Absorption gains will be limited in 2020, with available supply outpacing demand. Nevertheless, rents will rise by 5%.
Despite some softening in the industrial & logistics (I&L) market, overall fundamentals will remain strong due to continued e-commerce penetration and demand for logistics space. Rent growth will be driven by newly constructed facilities and infill properties. Although there are potential trade-related risks, resilient consumer spending will buoy the I&L market and mitigate any tariff effects on major hubs relying on port activity.
Total U.S. retail sales increased by 3.5% year-over-year in Q3 2019 to $1.57 trillion, however more modest growth is expected in 2020 to $1.55 trillion.
Total U.S. retail sales growth is expected to slow in 2020, as consumers become more cautious. Positive net absorption and rent growth in most U.S. markets will be spurred by a lack of new supply and thousands of retail store openings. Malls are benefiting from the refreshing influence of Generation Zers, who prefer to shop in stores and are driving traffic back to brick-and-mortar retail. Many retail assets will convert to mixed uses, creating communities and thriving town centers.
The multifamily vacancy rate will edge up by 20 basis points to 4.5% in 2020, remaining under its long-term average of 5.1%.
Multifamily is positioned for continued favorable performance in 2020 but will experience some cooling due to new supply outpacing demand. Completions will match peak levels of recent years. New and potential rent control legislation will remain an industry concern. The best opportunities are in suburban markets, smaller metros and metro leaders, including Austin, Atlanta, Phoenix and Boston.
Interest in specialty sectors will continue, with alternatives accounting for more than 12% of all commercial real estate investment in 2019.
Investment in alternative or specialty sectors has risen steadily in recent years and will continue to attract high levels of investor interest and capital in 2020. Total investment in 2020 will come close to the annual average of $59 billion since 2014 and represent 12% of all commercial real estate investment, up from only 6% at the peak of the last cycle. Alternatives acquisition volume in 2020 likely will match this level.

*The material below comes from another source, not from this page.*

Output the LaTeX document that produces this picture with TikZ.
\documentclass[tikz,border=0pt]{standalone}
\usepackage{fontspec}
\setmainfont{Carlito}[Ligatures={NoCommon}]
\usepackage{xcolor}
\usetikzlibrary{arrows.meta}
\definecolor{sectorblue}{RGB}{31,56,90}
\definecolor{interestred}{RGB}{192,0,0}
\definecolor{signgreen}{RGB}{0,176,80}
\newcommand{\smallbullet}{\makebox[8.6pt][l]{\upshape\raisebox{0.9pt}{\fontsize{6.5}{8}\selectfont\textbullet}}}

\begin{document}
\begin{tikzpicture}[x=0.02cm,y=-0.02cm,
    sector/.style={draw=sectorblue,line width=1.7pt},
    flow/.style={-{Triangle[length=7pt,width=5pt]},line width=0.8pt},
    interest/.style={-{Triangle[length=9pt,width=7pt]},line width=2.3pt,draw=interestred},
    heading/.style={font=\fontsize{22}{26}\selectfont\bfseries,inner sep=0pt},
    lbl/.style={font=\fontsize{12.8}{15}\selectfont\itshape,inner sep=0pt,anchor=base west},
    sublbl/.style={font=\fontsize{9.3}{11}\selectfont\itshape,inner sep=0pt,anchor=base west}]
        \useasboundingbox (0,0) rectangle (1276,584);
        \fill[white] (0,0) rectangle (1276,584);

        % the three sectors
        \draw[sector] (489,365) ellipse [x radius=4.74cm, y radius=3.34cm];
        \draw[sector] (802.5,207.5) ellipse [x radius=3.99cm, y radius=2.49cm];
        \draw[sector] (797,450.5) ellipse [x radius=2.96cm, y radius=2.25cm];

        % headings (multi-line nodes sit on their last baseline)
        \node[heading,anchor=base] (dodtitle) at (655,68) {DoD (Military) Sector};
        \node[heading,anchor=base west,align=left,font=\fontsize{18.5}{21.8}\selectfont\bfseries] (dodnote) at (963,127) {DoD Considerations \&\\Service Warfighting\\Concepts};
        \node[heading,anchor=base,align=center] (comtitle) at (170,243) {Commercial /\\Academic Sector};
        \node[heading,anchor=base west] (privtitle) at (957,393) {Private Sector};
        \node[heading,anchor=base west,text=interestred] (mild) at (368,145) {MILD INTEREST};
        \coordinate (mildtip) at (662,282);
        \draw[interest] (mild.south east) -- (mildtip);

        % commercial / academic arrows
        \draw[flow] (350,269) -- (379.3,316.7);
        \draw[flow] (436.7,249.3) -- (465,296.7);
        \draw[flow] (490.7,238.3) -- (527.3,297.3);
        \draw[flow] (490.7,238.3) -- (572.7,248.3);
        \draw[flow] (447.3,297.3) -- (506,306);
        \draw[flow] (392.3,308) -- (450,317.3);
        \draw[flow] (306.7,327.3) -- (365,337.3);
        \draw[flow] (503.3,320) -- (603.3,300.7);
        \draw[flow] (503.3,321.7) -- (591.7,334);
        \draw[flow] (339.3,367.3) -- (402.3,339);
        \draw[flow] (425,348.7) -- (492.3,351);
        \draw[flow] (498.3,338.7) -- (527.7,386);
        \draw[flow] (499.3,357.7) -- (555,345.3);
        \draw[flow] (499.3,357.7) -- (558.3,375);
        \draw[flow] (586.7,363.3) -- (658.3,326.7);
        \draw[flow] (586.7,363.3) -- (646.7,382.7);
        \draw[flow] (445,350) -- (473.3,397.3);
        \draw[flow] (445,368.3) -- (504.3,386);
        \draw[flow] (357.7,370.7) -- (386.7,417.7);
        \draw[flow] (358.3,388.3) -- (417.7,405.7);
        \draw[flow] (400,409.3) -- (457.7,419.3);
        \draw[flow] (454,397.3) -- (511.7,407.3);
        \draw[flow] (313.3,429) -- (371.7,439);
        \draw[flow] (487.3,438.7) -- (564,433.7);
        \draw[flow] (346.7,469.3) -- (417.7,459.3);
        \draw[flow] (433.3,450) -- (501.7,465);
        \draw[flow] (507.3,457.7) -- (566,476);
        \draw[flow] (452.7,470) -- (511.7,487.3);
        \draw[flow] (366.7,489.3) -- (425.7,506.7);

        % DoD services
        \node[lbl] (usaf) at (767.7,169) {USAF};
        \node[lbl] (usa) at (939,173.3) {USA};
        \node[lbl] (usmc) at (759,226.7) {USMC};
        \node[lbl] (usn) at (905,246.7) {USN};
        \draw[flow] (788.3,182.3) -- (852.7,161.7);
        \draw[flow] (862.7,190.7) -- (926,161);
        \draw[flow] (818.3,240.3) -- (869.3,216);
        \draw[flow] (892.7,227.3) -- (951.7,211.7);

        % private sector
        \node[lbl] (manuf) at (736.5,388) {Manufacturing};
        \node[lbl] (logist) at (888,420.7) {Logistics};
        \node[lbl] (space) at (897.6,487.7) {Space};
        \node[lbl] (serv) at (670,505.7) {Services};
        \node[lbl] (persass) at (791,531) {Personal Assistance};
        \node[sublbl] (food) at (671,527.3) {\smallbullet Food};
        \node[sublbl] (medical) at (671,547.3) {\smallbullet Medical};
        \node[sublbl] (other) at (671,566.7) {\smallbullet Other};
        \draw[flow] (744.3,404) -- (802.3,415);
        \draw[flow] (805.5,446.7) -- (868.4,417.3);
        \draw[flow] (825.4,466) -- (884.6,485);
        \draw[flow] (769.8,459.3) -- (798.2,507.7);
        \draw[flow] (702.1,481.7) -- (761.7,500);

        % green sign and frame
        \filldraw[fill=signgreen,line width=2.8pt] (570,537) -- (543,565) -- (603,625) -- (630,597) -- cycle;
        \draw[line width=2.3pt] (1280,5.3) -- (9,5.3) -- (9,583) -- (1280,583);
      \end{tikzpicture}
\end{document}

New deliveries will increase the primary data center markets’ total inventory by 17.3% in 2019, increasing the competition between certain markets in 2020.
The wholesale data center sector continues to evolve as flexibility and agility within IT and real estate strategies drive decisions. Transaction volume remains driven by the adoption of Hybrid IT/multi-cloud access strategies by users. Adding momentum headed into 2020, network connectivity should remain a critical component of overall IT and real estate decisions. Demand will continue as users right-size and adapt their portfolios to handle current and future technologies, such as high-performance computing (HPC) and 5G.